I agree with one and two. I doubt three and do not support number four.

IMTU downports we're managed/supported by world citizens, or immigrants.
These settlers we're rewarded for spreading knowledge to new worlds or given wages for supporting the commerce of their own world.

Virus locked everyone down but the Vargr caused mass migration. Anyone on a border world that could get a ticket off-world (pay someone on the spot to jump out of system) ran for it. It was clear that 3I Reserve forces we're not adequately setup for the invasion defense. Some worlds with a reasonable defense force held on briefy but the waves of Vargr corsairs overstepped them. Natural migration is away from the invasion. DGP tells up that refugees headed for the Domain of Deneb, but based on invasion reports they'd also head rimward.
Of course, that meant the safest places we're naval worlds. Depot Corridor was flooded with refugees and their ships.

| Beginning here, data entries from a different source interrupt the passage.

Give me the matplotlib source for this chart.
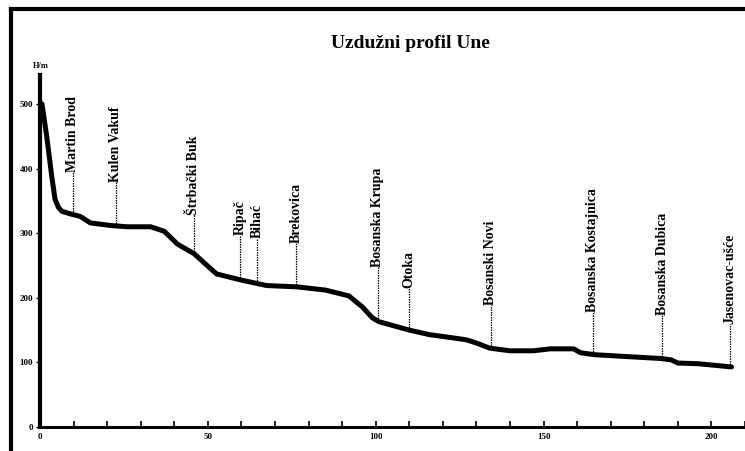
import numpy as np
import matplotlib
matplotlib.use('Agg')
import matplotlib.pyplot as plt
from matplotlib.lines import Line2D
from matplotlib.ticker import MultipleLocator

# longitudinal profile of the Una river (distance in km, elevation in m)
profile_km = [0, 0.6, 2, 3.5, 4.5, 5.5, 6.5, 9, 12, 15, 21, 26, 33, 37, 41, 46,
              48.5, 52.6, 59.5, 67.5, 76.5, 85, 92, 96, 99, 101, 110, 116, 123,
              127, 130, 134, 140, 147, 152, 159, 161, 165, 175, 185, 188, 190,
              196, 200, 206]
profile_h = [502, 500, 450, 388, 352, 340, 334, 330, 326, 316, 312, 310, 310,
             303, 283, 268, 256, 237, 228, 219, 217, 212, 203, 186, 169, 163,
             150, 143, 138, 135, 130, 122, 118, 118, 121, 121, 115, 112, 109,
             106, 104, 99, 98, 96, 93]

places = ['Martin Brod', 'Kulen Vakuf', 'Štrbački Buk', 'Ripač', 'Bihać',
          'Brekovica', 'Bosanska Krupa', 'Otoka', 'Bosanski Novi',
          'Bosanska Kostajnica', 'Bosanska Dubica', 'Jasenovac-ušće']
place_km = [9.7, 22.5, 45.8, 59.7, 64.6, 76.2, 100.6, 109.8, 134.2, 164.6,
            185.4, 205.4]

# where each leader line ends and its label starts (layout only)
leader_top = [395, 380, 328, 297, 293, 285, 248, 215, 189, 178, 174, 160]

plt.rcParams['font.family'] = ['Liberation Serif', 'DejaVu Serif']
plt.rcParams['font.weight'] = 'bold'

fig = plt.figure(figsize=(7.45, 4.51), dpi=100)
ax = fig.add_axes([40 / 745, 1 - 427 / 451, 1 - 40 / 745, (427 - 75) / 451])

ax.plot(profile_km, profile_h, color='black', lw=3.6,
        solid_joinstyle='round', solid_capstyle='round', zorder=3)

for name, km, top in zip(places, place_km, leader_top):
    base = np.interp(km, profile_km, profile_h)
    ax.plot([km, km], [base, top], color='black', lw=0.9,
            linestyle=(0, (1.2, 0.8)), zorder=2)
    ax.text(km, top, name, rotation=90, ha='center', va='bottom',
            fontsize=10, fontweight='bold')

ax.set_xlim(0, 210)
ax.set_ylim(0, 545)
ax.xaxis.set_major_locator(MultipleLocator(50))
ax.xaxis.set_minor_locator(MultipleLocator(10))
ax.yaxis.set_major_locator(MultipleLocator(100))
ax.tick_params(axis='x', which='both', direction='in', length=4, width=1.2,
               labelsize=6.5, pad=4)
ax.tick_params(axis='y', direction='out', length=3, width=1.0,
               labelsize=6.5, pad=2)
for lab in ax.get_xticklabels() + ax.get_yticklabels():
    lab.set_fontweight('bold')

for side in ['top', 'right']:
    ax.spines[side].set_visible(False)
ax.spines['left'].set_linewidth(3.0)
ax.spines['bottom'].set_linewidth(2.2)

fig.text(410 / 745, 1 - 43 / 451, 'Uzdužni profil Une', ha='center',
         va='center', fontsize=14, fontweight='bold')
fig.text(41 / 745, 1 - 66 / 451, 'H/m', ha='center', va='center',
         fontsize=6, fontweight='bold')

# outer frame (top and left edge visible)
fig.add_artist(Line2D([11 / 745, 1], [1 - 9 / 451] * 2, color='black',
                      lw=3, transform=fig.transFigure))
fig.add_artist(Line2D([11 / 745] * 2, [0, 1 - 9 / 451], color='black',
                      lw=3, transform=fig.transFigure))

fig.savefig('out.png', dpi=100)
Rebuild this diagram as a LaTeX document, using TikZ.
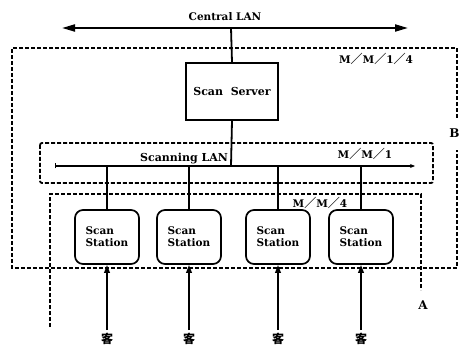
\documentclass[tikz,border=0pt]{standalone}
\usepackage{fontspec}
\setmainfont{DejaVu Serif}
\newfontfamily\cjk{Noto Sans CJK SC}
\usetikzlibrary{arrows.meta}
\newcommand{\fsl}{{\cjk\fontsize{12}{12}\selectfont ／}}
\tikzset{
  dashbox/.style={line width=1.8pt, dash pattern=on 4pt off 2pt},
  lan/.style={line width=2pt},
  conn/.style={line width=1.8pt},
  srv/.style={draw, line width=1.5pt, minimum width=92pt, minimum height=57pt, inner sep=0pt},
  station/.style={draw, line width=1.7pt, rounded corners=8pt, minimum width=64pt, minimum height=54pt, inner sep=0pt, align=left, font=\bfseries\fontsize{10.5}{12}\selectfont},
  lbl/.style={inner sep=0pt, font=\bfseries\fontsize{10.5}{12}\selectfont},
  big/.style={inner sep=1pt, font=\bfseries\fontsize{12}{14}\selectfont},
  cust/.style={inner sep=0pt, font=\cjk\bfseries\fontsize{12}{12}\selectfont},
}
\begin{document}
\begin{tikzpicture}[x=1pt,y=-1pt]
\useasboundingbox (0,0) rectangle (462,347);
% Central LAN
\coordinate (cl) at (62,28);
\coordinate (cr) at (408,28);
\coordinate (cm) at (231,28);
\draw[lan, {Triangle[length=13pt,width=7pt]}-{Triangle[length=13pt,width=7pt]}] (cl) -- (cr);
\node[lbl] (centrallan) at (225,17) {Central LAN};
% outer dashed box B
\draw[dashbox] (457,118) -- (457,48) -- (12,48) -- (12,268) -- (457,268) -- (457,150);
\node[big] (B) at (454.5,133) {B};
\node[lbl] (mm14) at (376,59) {M\fsl M\fsl 1\fsl 4};
% Scan Server
\node[srv] (server) at (232,91.5) {\bfseries\fontsize{11}{12}\selectfont Scan\ \ Server};
\draw[conn] (cm) -- (server.north);
% Scanning LAN dashed box
\draw[dashbox, rounded corners=2pt] (40,143) rectangle (433,183);
\node[lbl] (mm1) at (365,154) {M\fsl M\fsl 1};
\node[lbl, font=\bfseries\fontsize{11}{12}\selectfont] (scanlan) at (184,159) {Scanning\ LAN};
\coordinate (sl) at (55,166);
\coordinate (sr) at (415,166);
\coordinate (sm) at (231,166);
\draw[conn, {Bar[width=5pt,line width=1pt]}-{Stealth[length=5pt,width=4pt]}] (sl) -- (sr);
\draw[conn] (server.south) -- (sm);
% M/M/4 box
\draw[dashbox] (50,327) -- (50,194) -- (421,194) -- (421,290);
\node[lbl] (mm4) at (320,203) {M\fsl M\fsl 4};
\node[big] (A) at (423,305) {A};
% stations
\foreach \i/\x in {1/107,2/189,3/278,4/361}{
  \node[station] (st\i) at (\x,237) {Scan\\Station};
  \coordinate (top\i) at (\x,166);
  \draw[conn] (top\i) -- (st\i.north);
  \node[cust] (c\i) at (\x,339) {客};
  \coordinate (bot\i) at (\x,330);
  \draw[conn, -{Triangle[length=8pt,width=5.5pt]}] (bot\i) -- (st\i.south);
}
\end{tikzpicture}
\end{document}
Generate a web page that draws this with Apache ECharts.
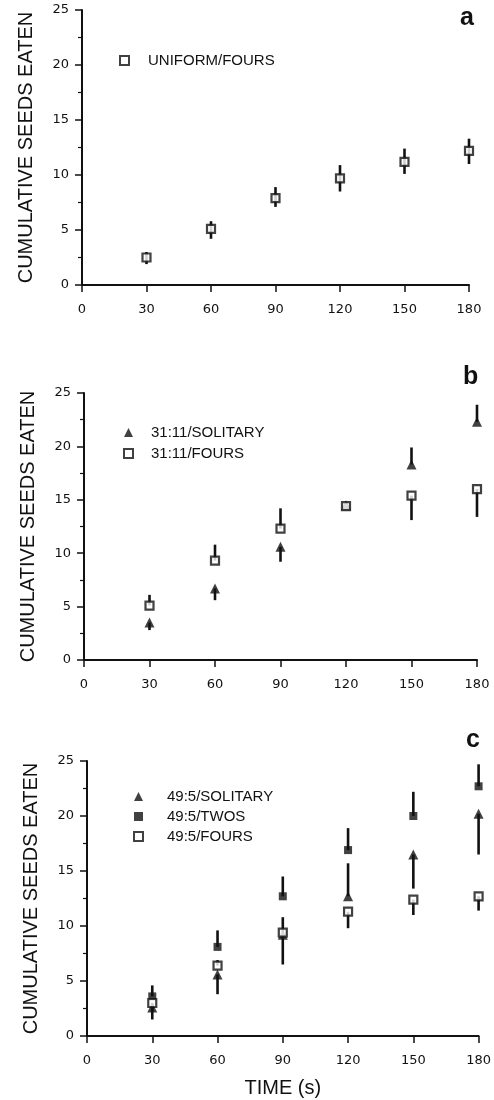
<!DOCTYPE html>
<html>
<head>
<meta charset="utf-8">
<script src="https://cdn.jsdelivr.net/npm/echarts@6/dist/echarts.min.js"></script>
<style>
  html, body { margin: 0; padding: 0; background: #fff; }
  #chart { width: 494px; height: 1100px; }
</style>
</head>
<body>
<div id="chart"></div>
<script>
// time points (s)
const times = [30, 60, 90, 120, 150, 180];
const xTicks = [0, 30, 60, 90, 120, 150, 180];

// panel a
const uniformFours = [2.5, 5.1, 7.9, 9.7, 11.2, 12.2];
const uniformFoursLo = [1.9, 4.2, 7.1, 8.5, 10.1, 11.0];
const uniformFoursHi = [3.0, 5.8, 8.9, 10.9, 12.4, 13.3];

// panel b
const solitaryB = [3.5, 6.7, 10.6, 14.5, 18.3, 22.3];
const solitaryBLo = [2.8, 5.6, 9.2, 14.5, 18.3, 22.3];
const solitaryBHi = [3.5, 6.7, 10.6, 14.5, 19.9, 23.9];
const foursB = [5.1, 9.3, 12.3, 14.4, 15.4, 16.0];
const foursBLo = [5.1, 9.3, 12.3, 14.4, 13.1, 13.4];
const foursBHi = [6.1, 10.8, 14.2, 14.4, 15.4, 16.0];

// panel c
const solitaryC = [2.6, 5.6, 9.2, 12.7, 16.5, 20.2];
const solitaryCLo = [1.5, 3.8, 6.5, 12.7, 13.4, 16.5];
const solitaryCHi = [2.6, 5.6, 9.2, 15.7, 16.5, 20.2];
const twosC = [3.6, 8.1, 12.7, 16.9, 20.0, 22.7];
const twosCLo = [3.6, 8.1, 12.7, 16.9, 20.0, 22.7];
const twosCHi = [4.6, 9.6, 14.5, 18.9, 22.2, 24.7];
const foursC = [3.0, 6.4, 9.4, 11.3, 12.4, 12.7];
const foursCLo = [2.2, 6.4, 9.4, 9.8, 11.0, 11.4];
const foursCHi = [3.0, 6.9, 10.8, 11.3, 12.4, 12.7];

const INK = '#111';
const tickFont = 'DejaVu Sans';
const textFont = 'Liberation Sans';

// 误差线
function renderBar(params, api) {
  const top = api.coord([api.value(0), api.value(2)]);
  const bottom = api.coord([api.value(0), api.value(1)]);
  return {
    type: 'line',
    shape: { x1: top[0], y1: top[1], x2: bottom[0], y2: bottom[1] },
    style: { stroke: INK, lineWidth: 2.6 }
  };
}

function errorSeries(idx, lo, hi) {
  return {
    type: 'custom',
    xAxisIndex: idx,
    yAxisIndex: idx,
    renderItem: renderBar,
    encode: { x: 0, y: [1, 2] },
    data: times.map((t, i) => [t, lo[i], hi[i]]),
    z: 2,
    silent: true
  };
}

function pointSeries(idx, name, vals, kind) {
  const open = kind === 'open';
  return {
    type: 'scatter',
    name: name,
    xAxisIndex: idx,
    yAxisIndex: idx,
    symbol: kind === 'tri' ? 'triangle' : 'rect',
    symbolSize: kind === 'tri' ? 10 : 8,
    itemStyle: open
      ? { color: '#fff', borderColor: INK, borderWidth: 2.2 }
      : { color: INK, borderWidth: 0 },
    data: times.map((t, i) => [t, vals[i]]),
    z: 3
  };
}

function xAxis(idx, withName) {
  return {
    type: 'value',
    gridIndex: idx,
    min: 0,
    max: 180,
    interval: 30,
    name: withName ? 'TIME (s)' : '',
    nameLocation: 'middle',
    nameGap: 42,
    nameTextStyle: { fontFamily: textFont, fontSize: 20, color: INK },
    axisLine: { lineStyle: { color: INK, width: 2 } },
    axisTick: { length: 7, lineStyle: { color: INK, width: 1.5 } },
    axisLabel: { margin: 18, fontFamily: tickFont, fontSize: 13, color: INK,
      formatter: v => xTicks.includes(v) ? String(v) : '' },
    splitLine: { show: false }
  };
}

function yAxis(idx) {
  return {
    type: 'value',
    gridIndex: idx,
    min: 0,
    max: 25,
    interval: 5,
    name: 'CUMULATIVE SEEDS EATEN',
    nameLocation: 'middle',
    nameGap: 46,
    nameRotate: 90,
    nameTextStyle: { fontFamily: textFont, fontSize: 20, color: INK },
    axisLine: { show: true, lineStyle: { color: INK, width: 2 } },
    axisTick: { show: true, length: 7, lineStyle: { color: INK, width: 1.5 } },
    minorTick: { show: true, splitNumber: 2, length: 4, lineStyle: { color: INK, width: 1.2 } },
    axisLabel: { margin: 13, fontFamily: tickFont, fontSize: 13, color: INK },
    splitLine: { show: false }
  };
}

function legend(names, left, top, gap, pad) {
  return {
    orient: 'vertical',
    left: left,
    top: top,
    padding: 0,
    itemWidth: 9,
    itemHeight: 9,
    itemGap: gap,
    data: names,
    selectedMode: false,
    textStyle: { fontFamily: textFont, fontSize: 15, color: INK, lineHeight: 15, padding: [0, 0, 0, pad] }
  };
}

function letter(text, left, top) {
  return {
    text: text,
    left: left,
    top: top,
    textStyle: { fontFamily: textFont, fontSize: 25, fontWeight: 'bold', color: INK }
  };
}

const chart = echarts.init(document.getElementById('chart'), null, { renderer: 'canvas' });

chart.setOption({
  backgroundColor: '#fff',
  animation: false,
  title: [letter('a', 455, 1), letter('b', 458, 360), letter('c', 461, 723)],
  grid: [
    { left: 82, right: 25, top: 10, height: 275 },
    { left: 84, right: 17, top: 393, height: 267 },
    { left: 87, right: 13, top: 761, height: 275 }
  ],
  xAxis: [xAxis(0, false), xAxis(1, false), xAxis(2, true)],
  yAxis: [yAxis(0), yAxis(1), yAxis(2)],
  legend: [
    legend(['UNIFORM/FOURS'], 119, 53, 6, 14),
    legend(['31:11/SOLITARY', '31:11/FOURS'], 123, 425, 6, 13),
    legend(['49:5/SOLITARY', '49:5/TWOS', '49:5/FOURS'], 133, 789, 5, 19)
  ],
  series: [
    errorSeries(0, uniformFoursLo, uniformFoursHi),
    pointSeries(0, 'UNIFORM/FOURS', uniformFours, 'open'),

    errorSeries(1, solitaryBLo, solitaryBHi),
    errorSeries(1, foursBLo, foursBHi),
    pointSeries(1, '31:11/SOLITARY', solitaryB, 'tri'),
    pointSeries(1, '31:11/FOURS', foursB, 'open'),

    errorSeries(2, solitaryCLo, solitaryCHi),
    errorSeries(2, twosCLo, twosCHi),
    errorSeries(2, foursCLo, foursCHi),
    pointSeries(2, '49:5/SOLITARY', solitaryC, 'tri'),
    pointSeries(2, '49:5/TWOS', twosC, 'filled'),
    pointSeries(2, '49:5/FOURS', foursC, 'open')
  ]
});
</script>
</body>
</html>
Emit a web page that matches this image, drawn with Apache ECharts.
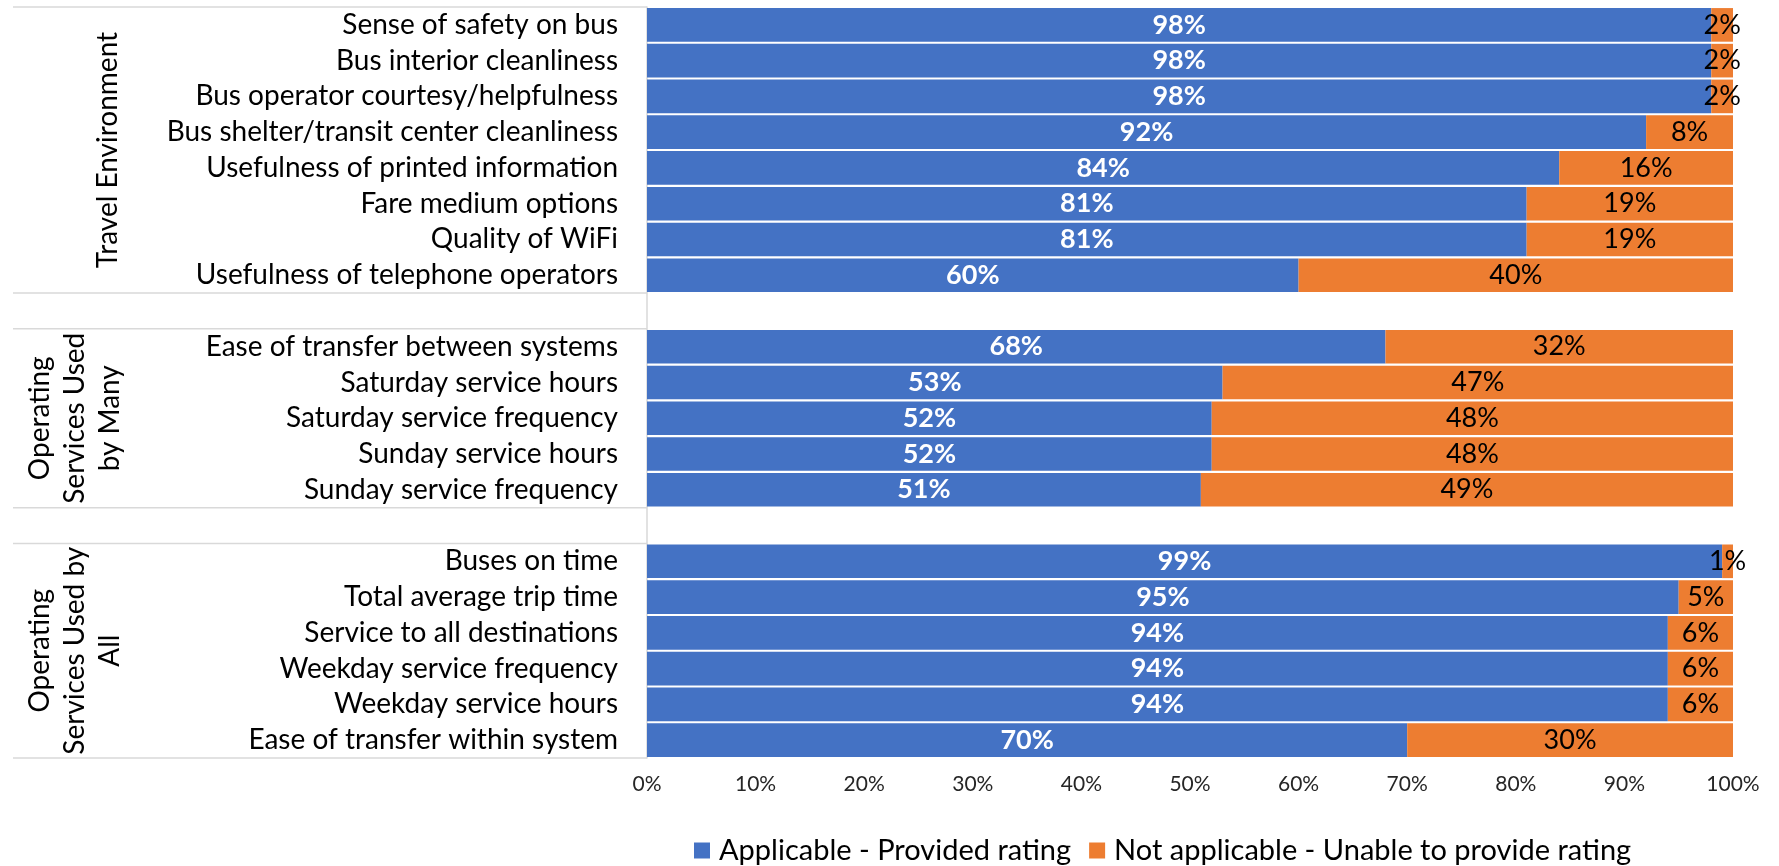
<!DOCTYPE html>
<html>
<head>
<meta charset="utf-8">
<title>Rating applicability by service attribute</title>
<script src="https://cdn.jsdelivr.net/npm/echarts@6/dist/echarts.min.js"></script>
<style>
  html, body { margin: 0; padding: 0; background: #fff; }
  #chart { width: 1779px; height: 866px; }
</style>
</head>
<body>
<div id="chart"></div>
<script>
// Attributes, top to bottom; the blank entries are spacer rows between groups
const categories = [
  'Sense of safety on bus',
  'Bus interior cleanliness',
  'Bus operator courtesy/helpfulness',
  'Bus shelter/transit center cleanliness',
  'Usefulness of printed information',
  'Fare medium options',
  'Quality of WiFi',
  'Usefulness of telephone operators',
  ' ',
  'Ease of transfer between systems',
  'Saturday service hours',
  'Saturday service frequency',
  'Sunday service hours',
  'Sunday service frequency',
  '  ',
  'Buses on time',
  'Total average trip time',
  'Service to all destinations',
  'Weekday service frequency',
  'Weekday service hours',
  'Ease of transfer within system'
];

// Share of respondents (%)
const applicable    = [98, 98, 98, 92, 84, 81, 81, 60, null, 68, 53, 52, 52, 51, null, 99, 95, 94, 94, 94, 70];
const notApplicable = [2, 2, 2, 8, 16, 19, 19, 40, null, 32, 47, 48, 48, 49, null, 1, 5, 6, 6, 6, 30];

const seriesNames = ['Applicable - Provided rating', 'Not applicable - Unable to provide rating'];

// Outer category level: label and first/last row index of each group
const groupNames = ['Travel Environment', 'Operating\nServices Used\nby Many', 'Operating\nServices Used by\nAll'];
const groupSpans = [[0, 7], [9, 13], [15, 20]];

const xTicks = { min: 0, max: 100, step: 10 };

const FONT = 'Lato, "Open Sans", sans-serif';
const chart = echarts.init(document.getElementById('chart'));

chart.setOption({
  animation: false,
  textStyle: { fontFamily: FONT },
  grid: { left: 647, right: 46, top: 7, bottom: 108, containLabel: false },
  legend: {
    data: seriesNames,
    left: 689,
    top: 831,
    icon: 'rect',
    itemWidth: 16,
    itemHeight: 16,
    itemGap: 18,
    textStyle: { fontSize: 29, color: '#000', fontFamily: FONT, padding: [0, 0, 0, 4] }
  },
  xAxis: {
    type: 'value',
    min: xTicks.min,
    max: xTicks.max,
    interval: xTicks.step,
    axisLine: { show: false },
    axisTick: { show: false },
    splitLine: { show: false },
    axisLabel: { formatter: '{value}%', fontSize: 21, color: '#262626', margin: 16, fontFamily: FONT }
  },
  yAxis: {
    type: 'category',
    inverse: true,
    data: categories,
    axisTick: { show: false },
    axisLine: { show: true, lineStyle: { color: '#d9d9d9', width: 1.5 } },
    axisLabel: { interval: 0, fontSize: 28, color: '#000', margin: 29, fontFamily: FONT }
  },
  series: [
    {
      name: seriesNames[0],
      type: 'bar',
      stack: 'total',
      data: applicable,
      barCategoryGap: '6%',
      itemStyle: { color: '#4472C4' },
      label: {
        show: true, position: 'inside', formatter: '{c}%',
        color: '#fff', fontWeight: 'bold', fontSize: 27, fontFamily: FONT
      }
    },
    {
      name: seriesNames[1],
      type: 'bar',
      stack: 'total',
      data: notApplicable,
      barCategoryGap: '6%',
      itemStyle: { color: '#ED7D31' },
      label: {
        show: true, position: 'inside', formatter: '{c}%',
        color: '#000', fontSize: 27, fontFamily: FONT
      }
    }
  ]
});

// Multi-level axis: separator lines on group edges and rotated group names
function drawGroupAxis() {
  const yPix = i => chart.convertToPixel({ yAxisIndex: 0 }, i);
  const band = Math.abs(yPix(1) - yPix(0));
  const axisX = chart.convertToPixel({ xAxisIndex: 0 }, xTicks.min);
  const edges = [];
  groupSpans.forEach(([a, b]) => {
    edges.push(yPix(a) - band / 2, yPix(b) + band / 2);
  });
  const elements = edges.map(y => ({
    type: 'line',
    silent: true,
    shape: { x1: 13, y1: y, x2: axisX, y2: y },
    style: { stroke: '#d9d9d9', lineWidth: 1.5 }
  }));
  const labelX = [108, 75, 75];
  groupNames.forEach((name, g) => {
    const [a, b] = groupSpans[g];
    elements.push({
      type: 'text',
      silent: true,
      x: labelX[g],
      y: (yPix(a) + yPix(b)) / 2,
      rotation: Math.PI / 2,
      style: {
        text: name,
        font: '28px ' + FONT,
        fill: '#000',
        align: 'center',
        verticalAlign: 'middle',
        lineHeight: 35
      }
    });
  });
  chart.setOption({ graphic: { elements } });
}
drawGroupAxis();
</script>
</body>
</html>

I have a large ship universe, post-3I. A lot of people ended up in Corridor Depot when the Vargr arrived. They we're flooding the system after the Vargr arrived.
War is like that. Virus shut everyone down. Vargr ran for home, or for the Domain, and the smart ones dug in. Those that ran for the Domain became border control cannon fodder vs Virus. Those that ran for home never made it.

IYTU, find the physical and political barriers during the collapse of 3I and use them.